I've said before how much I believe in drafting Marcus Mariota this year. He got an upgrade at offensive coordinator in Matt LaFleur, his pass-catching weapons should be back to full health, and his mobility gives him the safest floors of the bunch.
I've also said how fond I am of Derek Carr's primary pass catcher. If Amari Cooper can finally maximize his potential, Carr's receiving weapons will be the deadliest group he's ever had. Veteran Jordy Nelson has evidently been working wonders with the young guys, at least attitude-wise, while Martavis Bryant has the physical tools to make this offense really hum. Former Cowboy Ryan Switzer is also sneaky addition who gives Carr his versatile slot man to date.
But the more I've thought about him, the more I've quietly sneaked aboard the Alex Smith hype train. (It's not visible to the naked eye. It's like one of those Hogwarts trains.) Smith posted some of the best stats of his career in Kansas City last year, and Jay Gruden paid a nice price to get those numbers in Washington. Smith should be able to really open it up again this year and put his "game manager" tag behind him once and for all.
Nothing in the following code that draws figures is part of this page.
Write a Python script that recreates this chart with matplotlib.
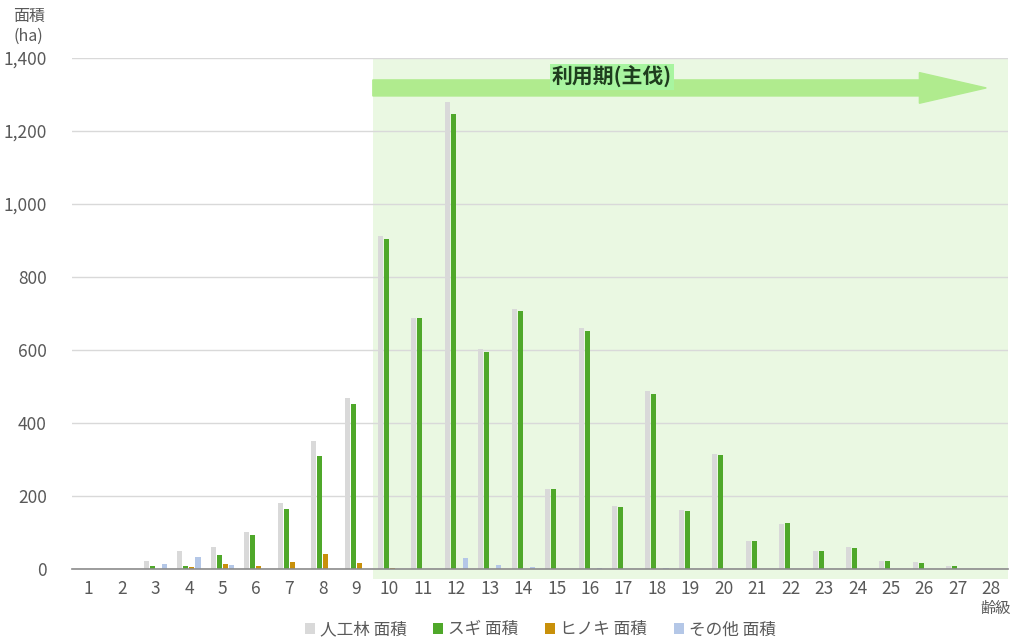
import matplotlib.pyplot as plt
import numpy as np
from matplotlib.patches import Rectangle, FancyArrow

plt.rcParams['font.family'] = ['Noto Sans CJK JP', 'DejaVu Sans']

# age classes (齢級)
classes = list(range(1, 29))

# areas in ha
jinkorin = [0, 0, 22, 49, 60, 101, 181, 350, 468, 912, 688, 1280, 603, 712,
            219, 660, 172, 488, 162, 315, 77, 123, 49, 60, 22, 19, 8, 0]
sugi = [0, 0, 8, 8, 38, 92, 164, 310, 452, 904, 688, 1247, 594, 707,
        219, 652, 170, 479, 159, 312, 77, 126, 49, 58, 22, 17, 8, 0]
hinoki = [0, 0, 0, 5, 14, 8, 19, 41, 16, 4, 0, 0, 0, 0,
          0, 0, 0, 0, 0, 0, 0, 0, 0, 0, 0, 0, 0, 0]
sonota = [0, 0, 13, 33, 11, 0, 0, 0, 0, 0, 0, 30, 11, 5,
          0, 3, 0, 3, 0, 0, 0, 0, 0, 0, 0, 0, 0, 0]

series = [
    ('人工林 面積', jinkorin, '#d9d9d9'),
    ('スギ 面積', sugi, '#4fa82a'),
    ('ヒノキ 面積', hinoki, '#c8900a'),
    ('その他 面積', sonota, '#b4c7e7'),
]

fig = plt.figure(figsize=(10.11, 6.41), dpi=100)
ax = fig.add_axes([0.0712, 0.1123, 0.9258, 0.7972])

x = np.array(classes)
offsets = [-0.27, -0.09, 0.09, 0.27]
for (name, vals, col), off in zip(series, offsets):
    ax.bar(x + off, vals, width=0.15, color=col, label=name, zorder=3)

ax.set_xlim(0.5, 28.5)
ax.set_ylim(0, 1400)
ax.set_yticks(np.arange(0, 1401, 200))
ax.set_yticklabels([f'{v:,}' for v in range(0, 1401, 200)])
ax.set_xticks(classes)
ax.tick_params(length=0, labelsize=12.5, colors='#595959')
ax.tick_params(axis='x', pad=8)
ax.tick_params(axis='y', pad=18)
ax.grid(axis='y', color='#d9d9d9', linewidth=1, zorder=1)
for s in ['top', 'right', 'left']:
    ax.spines[s].set_visible(False)
ax.spines['bottom'].set_color('#8c8c8c')
ax.spines['bottom'].set_linewidth(1.2)
ax.spines['bottom'].set_zorder(4)

# 利用期 shaded period
ax.add_patch(Rectangle((9.5, -26), 19, 1426, facecolor='#eaf8e2',
                       edgecolor='none', zorder=0, clip_on=False))
ax.add_patch(FancyArrow(9.5, 1318, 16.35, 0, width=44, head_width=84,
                        head_length=2.0, length_includes_head=False,
                        color='#b0eb8e', zorder=2))
ax.text(16.65, 1348, '利用期(主伐)', ha='center', va='center', fontsize=15,
        fontweight='bold', color='#1e3d1e', zorder=5,
        bbox=dict(facecolor='#a8f5a0', edgecolor='none', pad=1.5))

fig.text(0.013, 0.974, '面積', fontsize=11.5, color='#595959', ha='left', va='center')
fig.text(0.013, 0.943, '(ha)', fontsize=11.5, color='#595959', ha='left', va='center')
fig.text(0.985, 0.05, '齢級', fontsize=11, color='#595959', ha='center', va='center')

ax.legend(loc='lower center', bbox_to_anchor=(0.5, -0.165), ncol=4, frameon=False,
          fontsize=12, handlelength=0.6, handleheight=0.6, handletextpad=0.3,
          columnspacing=1.6, labelcolor='#595959')

fig.savefig('out.png', dpi=100)
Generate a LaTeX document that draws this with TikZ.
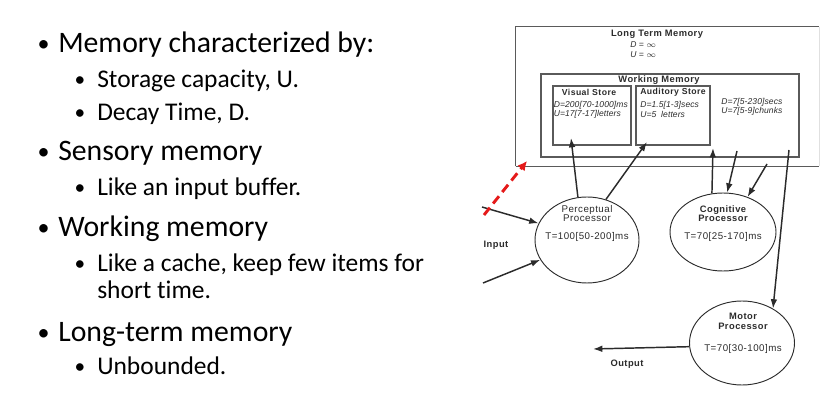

My Choice: Marcus Mariota. I like the safety his rushing abilities provide, and his situation has the fewest question marks surrounding it.
Way Late Tight Ends
Vance McDonald, OJ Howard, Austin Seferian-Jenkins
Where They're Being Drafted: 13th Round and beyond
You didn't want to waste the draft capital on Gronk. You felt like it was reaching to nab Delanie Walker. And you just missed on Trey Burton. So now you're left to sift through the wreckage of tight ends in the back half of the draft. These are the guys you're likely going to be choosing from, and while none of them are very exciting prospects, there's enough upside in each player to keep the TE slot on your roster from becoming a full blown, four alarm disaster.
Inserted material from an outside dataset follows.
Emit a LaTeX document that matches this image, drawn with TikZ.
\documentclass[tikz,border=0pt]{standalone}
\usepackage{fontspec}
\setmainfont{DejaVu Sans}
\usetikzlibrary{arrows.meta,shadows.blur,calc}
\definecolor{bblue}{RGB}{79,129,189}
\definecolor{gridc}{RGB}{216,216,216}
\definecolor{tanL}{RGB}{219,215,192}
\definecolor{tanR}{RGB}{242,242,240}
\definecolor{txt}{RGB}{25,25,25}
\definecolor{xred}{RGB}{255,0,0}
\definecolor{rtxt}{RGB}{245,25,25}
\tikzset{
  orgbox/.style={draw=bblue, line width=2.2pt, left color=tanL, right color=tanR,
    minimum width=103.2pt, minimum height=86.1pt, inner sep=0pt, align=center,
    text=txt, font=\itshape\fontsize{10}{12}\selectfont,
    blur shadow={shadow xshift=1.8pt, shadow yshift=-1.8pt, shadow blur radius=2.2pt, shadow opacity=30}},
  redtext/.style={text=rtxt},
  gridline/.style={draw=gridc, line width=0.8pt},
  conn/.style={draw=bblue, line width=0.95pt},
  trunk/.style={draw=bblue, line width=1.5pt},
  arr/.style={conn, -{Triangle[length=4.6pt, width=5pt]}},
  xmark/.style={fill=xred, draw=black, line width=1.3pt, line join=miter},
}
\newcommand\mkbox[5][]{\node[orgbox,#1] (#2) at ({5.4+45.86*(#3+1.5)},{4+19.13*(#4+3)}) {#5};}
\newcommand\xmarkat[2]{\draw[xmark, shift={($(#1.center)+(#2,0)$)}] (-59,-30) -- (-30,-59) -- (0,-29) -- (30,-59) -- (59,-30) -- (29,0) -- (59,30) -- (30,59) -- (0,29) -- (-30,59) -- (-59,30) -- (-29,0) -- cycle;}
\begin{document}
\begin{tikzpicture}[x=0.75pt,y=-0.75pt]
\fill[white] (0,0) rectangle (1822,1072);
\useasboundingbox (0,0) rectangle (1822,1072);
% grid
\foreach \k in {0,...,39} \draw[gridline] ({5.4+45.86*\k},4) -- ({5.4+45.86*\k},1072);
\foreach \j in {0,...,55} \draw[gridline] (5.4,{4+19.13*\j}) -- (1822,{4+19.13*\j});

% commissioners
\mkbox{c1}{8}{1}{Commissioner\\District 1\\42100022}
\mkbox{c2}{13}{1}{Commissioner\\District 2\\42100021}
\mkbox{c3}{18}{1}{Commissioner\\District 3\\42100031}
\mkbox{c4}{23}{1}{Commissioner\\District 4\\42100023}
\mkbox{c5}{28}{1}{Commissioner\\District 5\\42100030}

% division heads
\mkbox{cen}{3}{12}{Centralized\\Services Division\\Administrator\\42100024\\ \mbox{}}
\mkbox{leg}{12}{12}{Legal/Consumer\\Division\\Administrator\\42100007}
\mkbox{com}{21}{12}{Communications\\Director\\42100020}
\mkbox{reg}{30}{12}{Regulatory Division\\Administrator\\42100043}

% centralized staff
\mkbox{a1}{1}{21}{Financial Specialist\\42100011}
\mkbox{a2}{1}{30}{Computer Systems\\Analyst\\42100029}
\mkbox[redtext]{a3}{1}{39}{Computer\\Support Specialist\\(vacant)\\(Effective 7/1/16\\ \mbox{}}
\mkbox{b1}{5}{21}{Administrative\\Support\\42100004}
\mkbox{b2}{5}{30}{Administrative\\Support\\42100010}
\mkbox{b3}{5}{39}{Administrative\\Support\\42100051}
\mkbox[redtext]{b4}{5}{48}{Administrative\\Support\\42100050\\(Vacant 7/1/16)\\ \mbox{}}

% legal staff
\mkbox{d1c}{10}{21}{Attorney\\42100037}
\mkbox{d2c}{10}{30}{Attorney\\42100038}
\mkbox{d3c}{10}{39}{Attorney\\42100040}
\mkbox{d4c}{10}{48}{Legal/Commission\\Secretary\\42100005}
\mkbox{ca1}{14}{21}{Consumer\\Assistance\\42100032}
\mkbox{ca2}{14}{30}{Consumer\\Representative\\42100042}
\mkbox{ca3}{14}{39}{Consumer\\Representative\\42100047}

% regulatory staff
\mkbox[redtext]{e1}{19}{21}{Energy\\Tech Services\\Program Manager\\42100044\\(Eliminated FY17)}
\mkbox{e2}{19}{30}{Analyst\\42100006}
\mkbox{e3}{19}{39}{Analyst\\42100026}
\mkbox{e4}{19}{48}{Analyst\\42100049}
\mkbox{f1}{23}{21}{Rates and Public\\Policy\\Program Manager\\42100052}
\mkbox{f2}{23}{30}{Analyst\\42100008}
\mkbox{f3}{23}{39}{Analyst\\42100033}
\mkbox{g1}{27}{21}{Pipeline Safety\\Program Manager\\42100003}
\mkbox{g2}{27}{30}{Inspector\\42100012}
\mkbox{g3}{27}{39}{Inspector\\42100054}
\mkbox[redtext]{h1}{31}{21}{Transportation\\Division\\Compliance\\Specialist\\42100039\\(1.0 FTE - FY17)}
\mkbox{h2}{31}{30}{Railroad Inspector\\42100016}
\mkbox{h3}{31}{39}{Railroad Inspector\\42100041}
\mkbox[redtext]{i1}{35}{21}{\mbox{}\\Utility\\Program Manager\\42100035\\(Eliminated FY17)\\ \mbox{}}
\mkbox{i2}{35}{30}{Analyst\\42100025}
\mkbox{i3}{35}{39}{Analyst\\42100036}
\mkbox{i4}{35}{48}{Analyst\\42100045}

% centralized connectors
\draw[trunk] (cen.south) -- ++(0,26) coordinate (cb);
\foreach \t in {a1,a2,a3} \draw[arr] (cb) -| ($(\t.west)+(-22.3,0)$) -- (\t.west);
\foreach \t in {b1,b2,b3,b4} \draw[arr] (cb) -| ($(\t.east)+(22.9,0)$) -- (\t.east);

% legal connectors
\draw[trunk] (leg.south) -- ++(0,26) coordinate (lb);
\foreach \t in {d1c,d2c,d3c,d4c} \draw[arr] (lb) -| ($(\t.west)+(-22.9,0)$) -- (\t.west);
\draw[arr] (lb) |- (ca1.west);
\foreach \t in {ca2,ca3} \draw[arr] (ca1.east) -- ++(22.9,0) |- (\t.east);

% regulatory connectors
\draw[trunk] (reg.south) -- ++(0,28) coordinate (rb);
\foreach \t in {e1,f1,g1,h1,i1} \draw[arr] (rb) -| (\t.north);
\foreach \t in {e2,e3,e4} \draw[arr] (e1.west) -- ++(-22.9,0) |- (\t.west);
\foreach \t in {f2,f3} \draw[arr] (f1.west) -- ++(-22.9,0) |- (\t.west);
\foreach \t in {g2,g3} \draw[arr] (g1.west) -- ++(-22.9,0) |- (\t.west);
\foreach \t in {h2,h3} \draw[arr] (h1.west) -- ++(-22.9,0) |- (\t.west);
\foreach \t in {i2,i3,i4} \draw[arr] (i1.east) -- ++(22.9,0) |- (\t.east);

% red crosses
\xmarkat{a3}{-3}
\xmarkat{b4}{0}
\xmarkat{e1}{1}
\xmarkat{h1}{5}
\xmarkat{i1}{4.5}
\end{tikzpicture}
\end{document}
McDonald is creeping up draft boards with the news that Pittsburgh is listing him atop their depth chart, which should have been a given anyways. He proved his merit to the Steelers during the playoffs last year, posting a ridiculous 10 catches for 112 yards. With McDonald, Pittsburgh finally has their Heath Miller replacement.
OJ Howard may not have had the breakout season that fellow rookie Evan Engram did, but the Bucs' tight end still impressed in the 13 games he played last year. Most tight ends don't make a big impact until their second year, which could be the case with Howard, even with Cameron Brate still in tow. Luckily, Tampa Bay uses a lot of two TE sets, so both Howard and Brate should see plenty of opportunities in 2018.
ASJ is the most intriguing option here, as he joins an already jumbled Jaguars offense that could distribute the ball any number of ways. We saw Mercedes Lewis put up some monster games in Jacksonville last year, but he also faded away entirely at times. ASJ is quicker and niftier in open space than Lewis, and is already making waves at practices.